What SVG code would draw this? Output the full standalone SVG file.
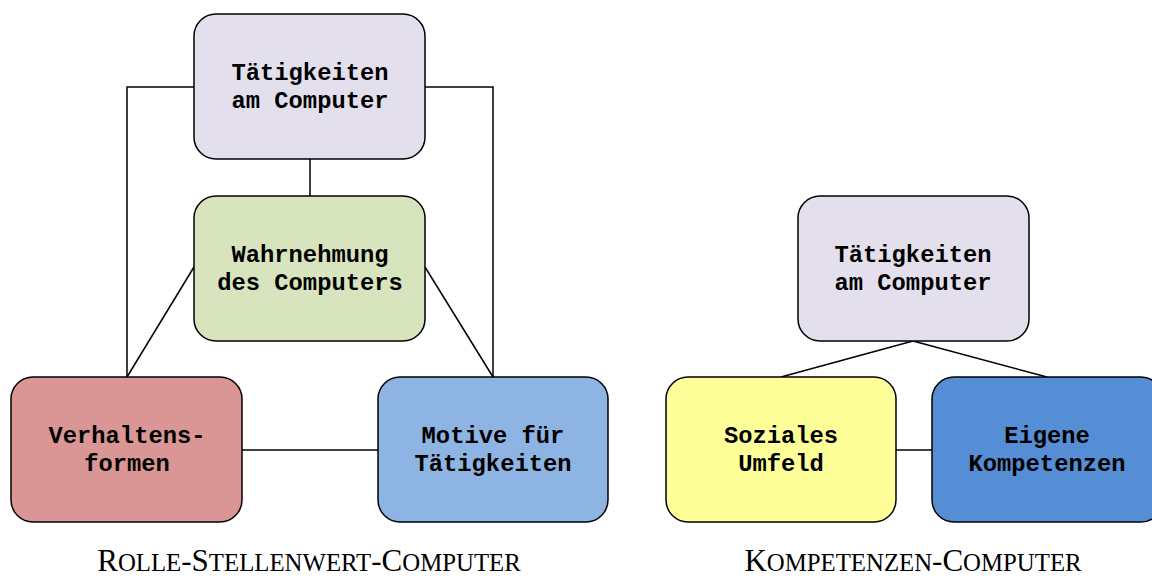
<svg xmlns="http://www.w3.org/2000/svg" width="1152" height="579" viewBox="0 0 1152 579">
<style>
.box{stroke:#000;stroke-width:1.5}
.lbl{font-family:"Liberation Mono","DejaVu Sans Mono",monospace;font-weight:bold;font-size:23.8px;text-anchor:middle;fill:#000}
.cap{font-family:"Liberation Serif","DejaVu Serif",serif;font-size:31px;text-anchor:middle;fill:#000}
.sm{font-size:24.8px}
.con{fill:none;stroke:#000;stroke-width:1.5}
</style>
<rect width="1152" height="579" fill="#fff"/>
<g id="connectors">
<polyline class="con" points="194,87 127,87 127,377"/>
<polyline class="con" points="425,87 493,87 493,377"/>
<line class="con" x1="310" y1="159" x2="310" y2="196"/>
<line class="con" x1="194" y1="267" x2="127" y2="377"/>
<line class="con" x1="425" y1="267" x2="493" y2="377"/>
<line class="con" x1="242" y1="450" x2="378" y2="450"/>
<line class="con" x1="913" y1="341" x2="781" y2="377"/>
<line class="con" x1="913" y1="341" x2="1047" y2="377"/>
<line class="con" x1="896" y1="450" x2="932" y2="450"/>
</g>
<g id="n-taetigkeiten-1">
<rect class="box" x="194" y="14" width="231" height="145" rx="22" fill="#E4DFEC"/>
<text class="lbl" x="310" y="80">Tätigkeiten</text>
<text class="lbl" x="310" y="108">am Computer</text>
</g>
<g id="n-wahrnehmung">
<rect class="box" x="194" y="196" width="231" height="145" rx="22" fill="#D7E4BD"/>
<text class="lbl" x="310" y="262">Wahrnehmung</text>
<text class="lbl" x="310" y="290">des Computers</text>
</g>
<g id="n-verhalten">
<rect class="box" x="11" y="377" width="231" height="145" rx="22" fill="#DA9694"/>
<text class="lbl" x="127" y="443">Verhaltens-</text>
<text class="lbl" x="127" y="471">formen</text>
</g>
<g id="n-motive">
<rect class="box" x="378" y="377" width="230" height="145" rx="22" fill="#8EB4E3"/>
<text class="lbl" x="493" y="443">Motive für</text>
<text class="lbl" x="493" y="471">Tätigkeiten</text>
</g>
<g id="n-taetigkeiten-2">
<rect class="box" x="798" y="196" width="231" height="145" rx="22" fill="#E4DFEC"/>
<text class="lbl" x="913" y="262">Tätigkeiten</text>
<text class="lbl" x="913" y="290">am Computer</text>
</g>
<g id="n-soziales">
<rect class="box" x="666" y="377" width="230" height="145" rx="22" fill="#FFFF99"/>
<text class="lbl" x="781" y="443">Soziales</text>
<text class="lbl" x="781" y="471">Umfeld</text>
</g>
<g id="n-eigene">
<rect class="box" x="932" y="377" width="231" height="145" rx="22" fill="#558ED5"/>
<text class="lbl" x="1047" y="443">Eigene</text>
<text class="lbl" x="1047" y="471">Kompetenzen</text>
</g>
<g id="captions">
<text class="cap" x="309" y="571">R<tspan class="sm">OLLE</tspan>-S<tspan class="sm">TELLENWERT</tspan>-C<tspan class="sm">OMPUTER</tspan></text>
<text class="cap" x="913" y="571">K<tspan class="sm">OMPETENZEN</tspan>-C<tspan class="sm">OMPUTER</tspan></text>
</g>
</svg>
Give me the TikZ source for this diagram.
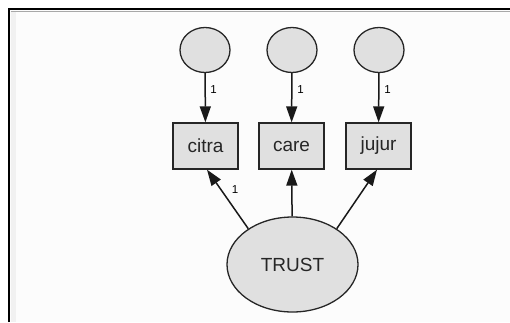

==*==

## THE EXERCISE
Quote the material exactly. Pictures stay out.

## TASK OUTPUT
What SVG code would draw this? Output the full standalone SVG file.
<svg xmlns="http://www.w3.org/2000/svg" width="1152" height="579" viewBox="0 0 1152 579">
<style>
.box{stroke:#000;stroke-width:1.5}
.lbl{font-family:"Liberation Mono","DejaVu Sans Mono",monospace;font-weight:bold;font-size:23.8px;text-anchor:middle;fill:#000}
.cap{font-family:"Liberation Serif","DejaVu Serif",serif;font-size:31px;text-anchor:middle;fill:#000}
.sm{font-size:24.8px}
.con{fill:none;stroke:#000;stroke-width:1.5}
</style>
<rect width="1152" height="579" fill="#fff"/>
<g id="connectors">
<polyline class="con" points="194,87 127,87 127,377"/>
<polyline class="con" points="425,87 493,87 493,377"/>
<line class="con" x1="310" y1="159" x2="310" y2="196"/>
<line class="con" x1="194" y1="267" x2="127" y2="377"/>
<line class="con" x1="425" y1="267" x2="493" y2="377"/>
<line class="con" x1="242" y1="450" x2="378" y2="450"/>
<line class="con" x1="913" y1="341" x2="781" y2="377"/>
<line class="con" x1="913" y1="341" x2="1047" y2="377"/>
<line class="con" x1="896" y1="450" x2="932" y2="450"/>
</g>
<g id="n-taetigkeiten-1">
<rect class="box" x="194" y="14" width="231" height="145" rx="22" fill="#E4DFEC"/>
<text class="lbl" x="310" y="80">Tätigkeiten</text>
<text class="lbl" x="310" y="108">am Computer</text>
</g>
<g id="n-wahrnehmung">
<rect class="box" x="194" y="196" width="231" height="145" rx="22" fill="#D7E4BD"/>
<text class="lbl" x="310" y="262">Wahrnehmung</text>
<text class="lbl" x="310" y="290">des Computers</text>
</g>
<g id="n-verhalten">
<rect class="box" x="11" y="377" width="231" height="145" rx="22" fill="#DA9694"/>
<text class="lbl" x="127" y="443">Verhaltens-</text>
<text class="lbl" x="127" y="471">formen</text>
</g>
<g id="n-motive">
<rect class="box" x="378" y="377" width="230" height="145" rx="22" fill="#8EB4E3"/>
<text class="lbl" x="493" y="443">Motive für</text>
<text class="lbl" x="493" y="471">Tätigkeiten</text>
</g>
<g id="n-taetigkeiten-2">
<rect class="box" x="798" y="196" width="231" height="145" rx="22" fill="#E4DFEC"/>
<text class="lbl" x="913" y="262">Tätigkeiten</text>
<text class="lbl" x="913" y="290">am Computer</text>
</g>
<g id="n-soziales">
<rect class="box" x="666" y="377" width="230" height="145" rx="22" fill="#FFFF99"/>
<text class="lbl" x="781" y="443">Soziales</text>
<text class="lbl" x="781" y="471">Umfeld</text>
</g>
<g id="n-eigene">
<rect class="box" x="932" y="377" width="231" height="145" rx="22" fill="#558ED5"/>
<text class="lbl" x="1047" y="443">Eigene</text>
<text class="lbl" x="1047" y="471">Kompetenzen</text>
</g>
<g id="captions">
<text class="cap" x="309" y="571">R<tspan class="sm">OLLE</tspan>-S<tspan class="sm">TELLENWERT</tspan>-C<tspan class="sm">OMPUTER</tspan></text>
<text class="cap" x="913" y="571">K<tspan class="sm">OMPETENZEN</tspan>-C<tspan class="sm">OMPUTER</tspan></text>
</g>
</svg>
Give me the TikZ source for this diagram.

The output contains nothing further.